Olivia Grace Robinson
Contradiction worn openly and worn well. Intricate bias cutting developed back to basics softened the menswear while silk saturated in symbols and nostalgia pulled it somewhere stranger and more interesting altogether. Sponsored wools from Yorkshire mills and a collaboration with Mumbai shoemakers grounded everything in real labour and real place. London and Barnsley. The perfect cup of tea and the constant search for balance.
Olucci Oko
Let the colour speak, and then let it speak louder. Drawing on Nigerian cultural traditions, family portraits and the movement of ceremonial dance, Oko built through zero-waste draping and deadstock fabrics in warm jewel and earth tones, fringing and wrapping and weaving adorning the body at every turn. Statement jewellery repurposed from fabric and leather completed a collection that was wonderfully and unapologetically itself.
Elise Cullen
Playful, pointed and not letting anyone off the hook. Cullen pushed back against cowboy mythology with both humour and rigour, questioning authenticity and calling out aesthetic adoption without lived connection. Every look was made from secondhand fabrics or deadstock denim and a naturally rust-dyed piece introduced themes of wear and inventive decay with a wink. Genuinely fun and genuinely critical at once.
Jocelyn Andra
A love letter, stitched.
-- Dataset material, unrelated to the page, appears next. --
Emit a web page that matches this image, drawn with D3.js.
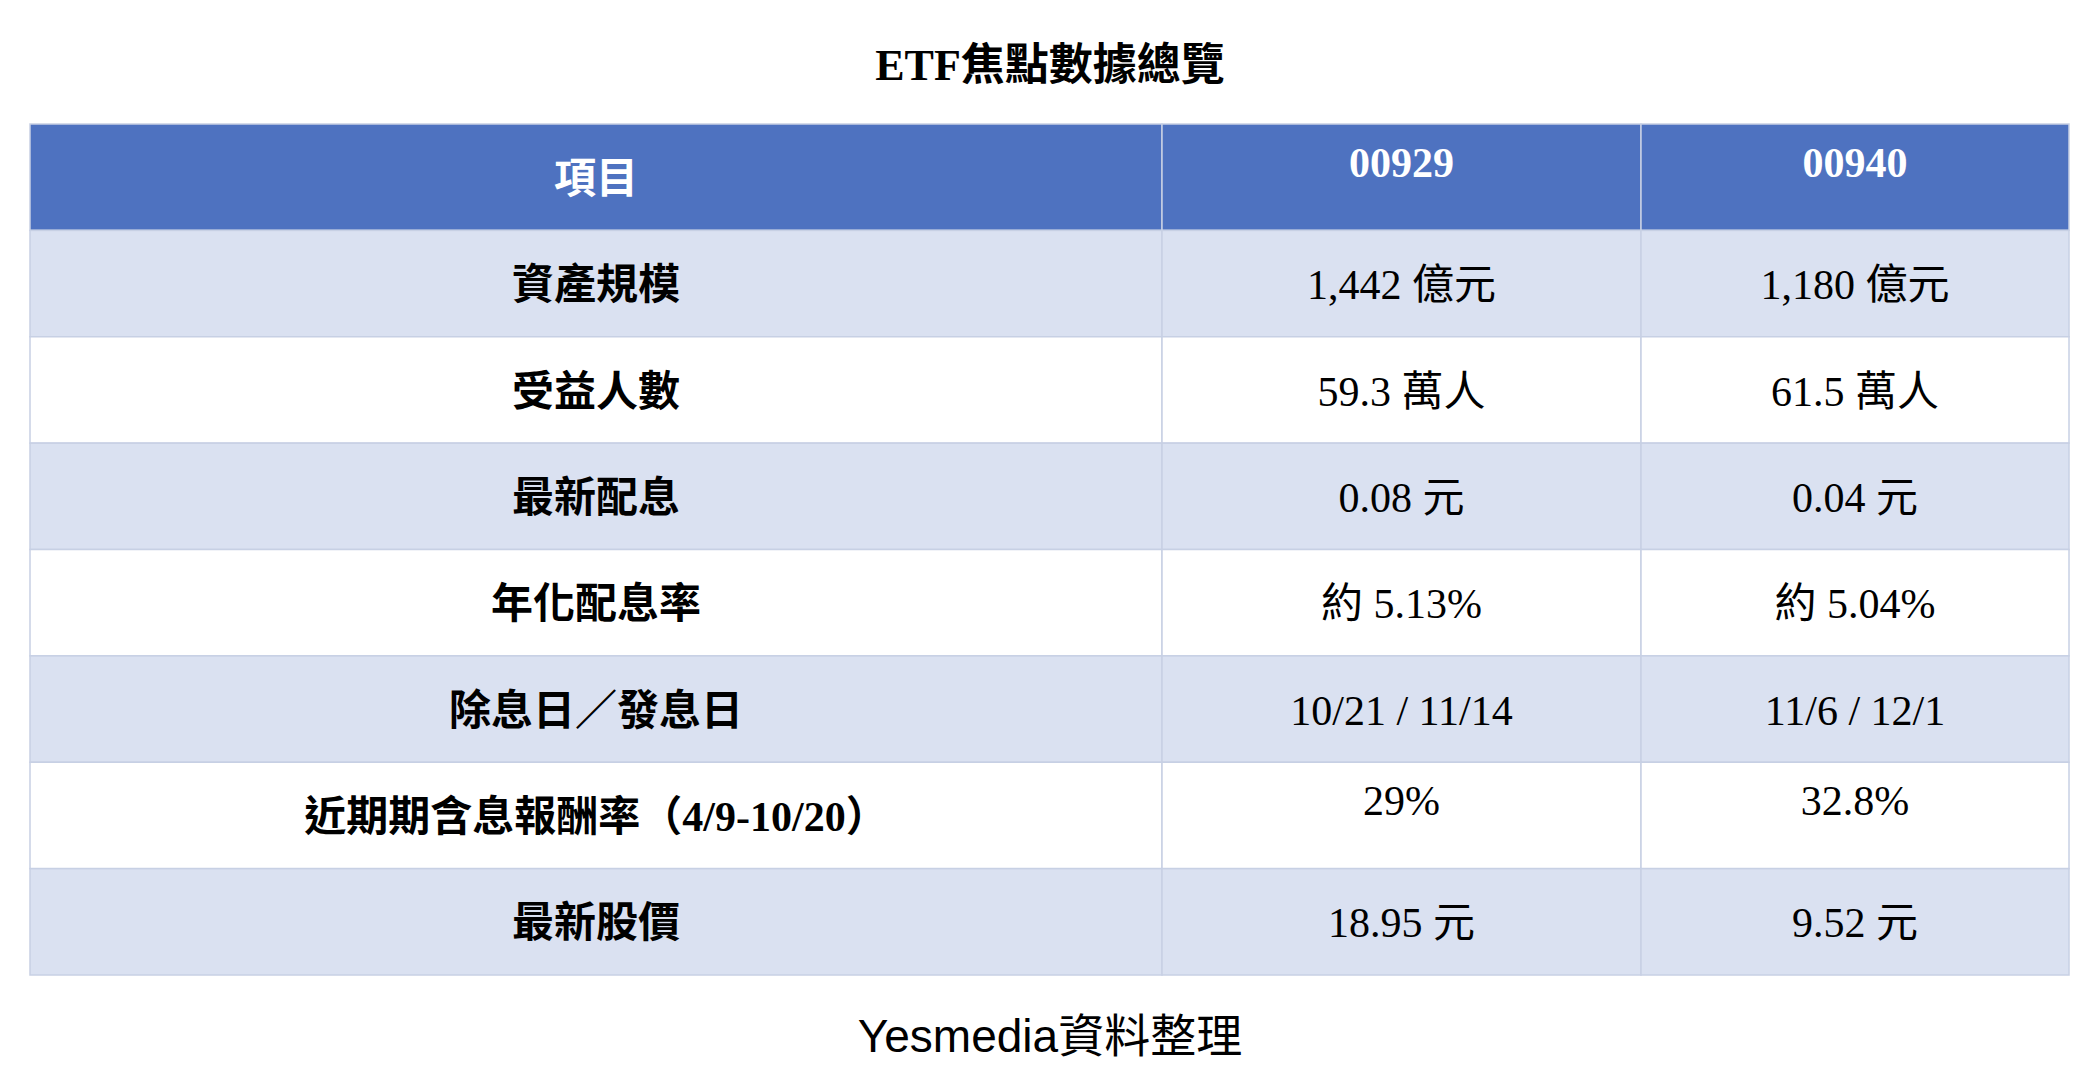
<!DOCTYPE html><html><head><meta charset="utf-8"><script src="https://cdn.jsdelivr.net/npm/d3@7"></script>
<style>body{margin:0;background:#fff}</style></head><body><svg id="c" width="2100" height="1086"></svg>
<script>
const title="ETF焦點數據總覽";
const headers=["項目","00929","00940"];
const items=["資產規模","受益人數","最新配息","年化配息率","除息日／發息日","近期期含息報酬率（4/9-10/20）","最新股價"];
const col00929=["1,442 億元","59.3 萬人","0.08 元","約 5.13%","10/21 / 11/14","29%","18.95 元"];
const col00940=["1,180 億元","61.5 萬人","0.04 元","約 5.04%","11/6 / 12/1","32.8%","9.52 元"];
const source="Yesmedia資料整理";
const svg=d3.select("#c");
const font="'Liberation Serif','Noto Sans CJK TC',serif";
const colEdges=[30,1162,1641,2069];
const y=d3.scaleBand().domain(d3.range(items.length+1)).range([124,975]);
svg.append("text").attr("x",1050).attr("y",80).attr("text-anchor","middle").attr("font-family",font).attr("font-weight","bold").attr("font-size",44).text(title);
const rows=[headers].concat(items.map((d,i)=>[d,col00929[i],col00940[i]]));
rows.forEach((r,i)=>{
  const fill=i===0?"#4e72c0":(i%2===1?"#dae1f1":"#ffffff");
  r.forEach((t,j)=>{
    const x0=colEdges[j],x1=colEdges[j+1];
    svg.append("rect").attr("x",x0).attr("y",y(i)).attr("width",x1-x0).attr("height",y.bandwidth()).attr("fill",fill).attr("stroke","#c7d0e4").attr("stroke-width",1.5);
    const off=(i===0&&j>0)||(i===6&&j>0)?-10:6;
    svg.append("text").attr("x",(x0+x1)/2).attr("y",y(i)+y.bandwidth()/2+off).attr("dominant-baseline","middle").attr("text-anchor","middle")
      .attr("font-family",font).attr("font-size",42).attr("font-weight",(i===0||j===0)?"bold":"normal")
      .attr("fill",i===0?"#fff":"#000").text(t);
  });
});
svg.append("text").attr("x",1050).attr("y",1052).attr("text-anchor","middle").attr("font-family","'Liberation Sans','Noto Sans CJK TC',sans-serif").attr("font-size",46).text(source);
</script></body></html>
Rooted in Indonesian archival research and in tribute to her grandfather, Andra fused tailoring with wrapped silhouettes in opulent textiles, screen printing on velvet and devoré and satin fabrication building into something rich and deeply layered. Hand-cut fabric leaves her grandfather once made in his small business were transformed into accessories, those long-discarded objects finally and tenderly returned to meaning.
Xinyan Chen
Chen closed the show with something that lingered. Metropolitan Villagers explored identity shaped through collective history, intergenerational memory and inherited silence, rural origins and urban transformation held in careful tension within each garment. Structure against fragility, restraint against intimacy and repression against desire. A reaction, a resistance and a final word. It was exactly the right note to end on.
Westminster’s class of 2026 is fluent in the language of contemporary fashion and willing to expand its vocabulary. There are designers needed to be added to the dictionary.